Ces gens-là est une chanson écrite et interprétée par Jacques Brel, produite par Barclay et publiée en 1965 dans l'album Jacky par les éditions Pouchenel de Bruxelles. Cette chanson très sombre, qui s'achève sur le désespoir d'un amour impossible, prend la forme d'une invective au texte corrosif. Sa musique est un trois-temps lent à thème répétitif.
Narration
Le narrateur prend à témoin un tiers (un certain « Monsieur ») et lui décrit les différents membres d'une famille, dont l'existence est particulièrement médiocre et mesquine. Il fustige en particulier leur immobilisme (ce qui contraste d'ailleurs avec le mouvement qu'il crée en les éloignant de lui)[1].
Cette chanson reprend le principe brélien de la vérité progressive que l'on trouve dans plusieurs de ses œuvres comme Les Bourgeois, Mathilde ou Regarde bien petit.
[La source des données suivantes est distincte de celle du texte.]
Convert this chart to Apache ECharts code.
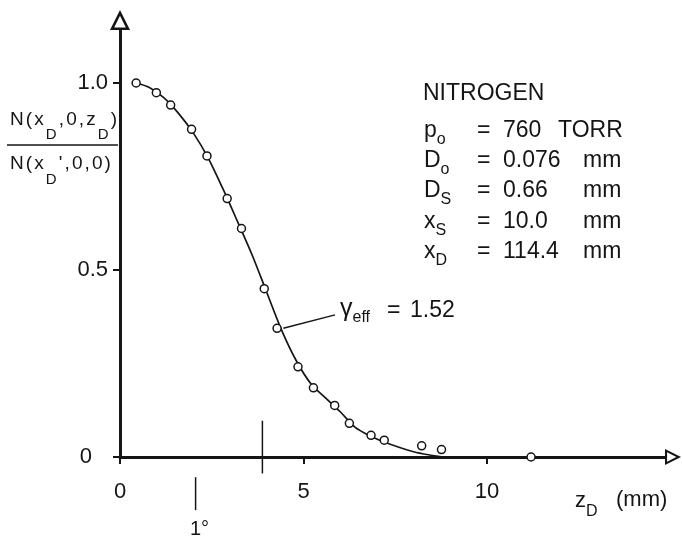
<!DOCTYPE html>
<html><head><meta charset="utf-8">
<script src="https://cdn.jsdelivr.net/npm/echarts@6/dist/echarts.min.js"></script>
<style>html,body{margin:0;padding:0;background:#fff}#c{width:682px;height:540px}</style>
</head><body><div id="c"></div>
<script>
// ---- data ----
const xTickValues = [0, 5, 10];
const yTickValues = [0, 0.5, 1.0];
const measuredPoints = [
  [0.44,1.000],[0.99,0.974],[1.38,0.941],[1.95,0.876],[2.37,0.805],[2.92,0.691],
  [3.31,0.611],[3.93,0.450],[4.28,0.344],[4.85,0.241],[5.27,0.185],[5.85,0.138],
  [6.25,0.090],[6.84,0.058],[7.20,0.045],[8.22,0.030],[8.76,0.020],[11.2,0.000]
];
const fittedCurve = [
  [0.44,1.000],[0.8,0.988],[1.2,0.960],[1.6,0.918],[2.0,0.866],[2.4,0.800],[2.8,0.718],
  [3.2,0.630],[3.6,0.540],[4.0,0.440],[4.4,0.340],[4.8,0.258],[5.2,0.196],[5.6,0.158],
  [6.0,0.121],[6.4,0.080],[6.8,0.057],[7.2,0.040],[7.6,0.026],[8.0,0.014],[8.4,0.006],[8.8,0.000]
];
const markerSegments = [[3.88,0.097,3.88,-0.044],[2.06,-0.054,2.06,-0.142]];
const leaderSegments = [[4.45,0.344,5.86,0.380]];
const infoTitle = 'NITROGEN';
const infoSymbols = [['p','o'],['D','o'],['D','S'],['x','S'],['x','D']];
const infoValues = ['760','0.076','0.66','10.0','114.4'];
const infoUnits = ['TORR','mm','mm','mm','mm'];
const gammaLabel = [['γ',0],['eff',1]];
const gammaValue = '1.52';

// ---- helpers ----
const FF = '"Liberation Sans", Arial, sans-serif';
const C = '#151515';
const mctx = document.createElement('canvas').getContext('2d');
function tw(s, size){ mctx.font = size + 'px ' + FF; return mctx.measureText(s).width; }
function runs(x, y, parts, size, subSize, subDy, spacing){
  const els = []; let cx = x; const sp = spacing || 0;
  parts.forEach(([s, sub]) => {
    const fs = sub ? subSize : size;
    const chars = sp ? Array.from(s) : [s];
    chars.forEach(ch => {
      els.push({type:'text', x:cx, y: sub ? y + subDy : y, silent:true,
        style:{text:ch, fontSize:fs, fontFamily:FF, fill:C, align:'left', verticalAlign:'middle'}});
      cx += tw(ch, fs) + sp;
    });
  });
  return els;
}
function txt(x, y, s, size, align){
  return {type:'text', x:x, y:y, silent:true,
    style:{text:s, fontSize:size, fontFamily:FF, fill:C, align:align||'left', verticalAlign:'middle'}};
}

const graphics = [];
// y-axis fraction label
graphics.push(...runs(10, 120, [['N(x',0],['D',1],[',0,z',0],['D',1],[')',0]], 19, 15, 15, 2.1));
graphics.push({type:'line', silent:true, shape:{x1:7,y1:145,x2:118,y2:145}, style:{stroke:C, lineWidth:1.5}});
graphics.push(...runs(10, 164, [['N(x',0],['D',1],["',0,0)",0]], 19, 15, 16, 2.1));
// info block
graphics.push(txt(423, 94, infoTitle, 23));
const rowY = [131, 161, 191, 222, 252];
infoSymbols.forEach((s, i) => {
  graphics.push(...runs(424, rowY[i], [[s[0],0],[s[1],1]], 23, 16, 9));
  graphics.push(txt(477, rowY[i], '=', 23));
  graphics.push(txt(503, rowY[i], infoValues[i], 23));
  graphics.push(txt(infoUnits[i] === 'TORR' ? 558 : 583, rowY[i], infoUnits[i], 23));
});
// gamma label
graphics.push(...runs(340, 309, gammaLabel, 25, 16, 9));
graphics.push(txt(387, 311, '=', 23));
graphics.push(txt(410, 311, gammaValue, 23));
// x-axis title
graphics.push(...runs(575, 501, [['z',0],['D',1]], 22, 16, 11));
graphics.push(txt(616, 500, '(mm)', 22));
// 1 degree label
graphics.push(txt(190, 529, '1°', 20));

const arrowPath = 'path://M50,0 L100,100 L0,100 Z M50,29 L21,87 L79,87 Z';

function segItem(params, api){
  const p1 = api.coord([api.value(0), api.value(1)]);
  const p2 = api.coord([api.value(2), api.value(3)]);
  return {type:'line', shape:{x1:p1[0], y1:p1[1], x2:p2[0], y2:p2[1]}, style:{stroke:C, lineWidth:1.5}};
}

const chart = echarts.init(document.getElementById('c'), null, {renderer:'canvas'});
chart.setOption({
  animation:false,
  backgroundColor:'#fff',
  grid:{left:120, right:17, top:30, bottom:83},
  xAxis:{
    type:'value', min:0, max:14.85, interval:5,
    splitLine:{show:false},
    axisLine:{onZero:false, lineStyle:{color:C, width:3}, symbol:['none', arrowPath], symbolSize:[19,16], symbolOffset:[0,8]},
    axisTick:{show:true, length:7, lineStyle:{color:C, width:2}, customValues:xTickValues},
    axisLabel:{customValues:xTickValues, margin:24, fontSize:22, fontFamily:FF, color:C}
  },
  yAxis:{
    type:'value', min:0, max:1.1417, interval:0.5,
    splitLine:{show:false},
    axisLine:{onZero:false, lineStyle:{color:C, width:3}, symbol:['none', arrowPath], symbolSize:[20,20], symbolOffset:[0,10]},
    axisTick:{show:true, length:7, lineStyle:{color:C, width:2}, customValues:yTickValues},
    axisLabel:{customValues:yTickValues, margin:12, fontSize:22, fontFamily:FF, color:C,
      formatter: v => v === 0 ? '{z|0}' : v.toFixed(1),
      rich:{z:{fontSize:22, fontFamily:FF, color:C, padding:[0,16,0,0]}}}
  },
  graphic:graphics,
  series:[
    {type:'line', data:fittedCurve, showSymbol:false, smooth:0.3, z:2,
      lineStyle:{color:C, width:1.7}},
    {type:'scatter', data:measuredPoints, symbol:'circle', symbolSize:8, z:3,
      itemStyle:{color:'#fff', borderColor:C, borderWidth:1.5, opacity:1}},
    {type:'custom', data:markerSegments.concat(leaderSegments), clip:false, z:4,
      encode:{x:[0,2], y:[1,3]}, renderItem:segItem}
  ]
});
</script></body></html>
En effet, l'énumération se termine par la fille, la belle Frida qu'il aime éperdument, et dont l'amour est réciproque, mais dont la famille n'autorise pas le mariage, estimant que le prétendant n'en est pas digne, ce qui explique peut-être enfin son hostilité à leur égard.
Cette subjectivité du narrateur, qui pourrait entacher son jugement, a d'ailleurs été confirmée par Brel, qui l'a qualifié de « faux témoin » dans une entrevue avec Dominique Arban, sans pour autant rejeter la justesse de la critique qu'il porte sur la petite bourgeoisie[2].
La chanson s'achève sur la résignation du narrateur, qui visiblement n'est pas dupe de la promesse que Frida lui a faite de « partir » pour le « suivre ». Il prend alors congé de son interlocuteur et lui dit qu'il doit rentrer chez lui.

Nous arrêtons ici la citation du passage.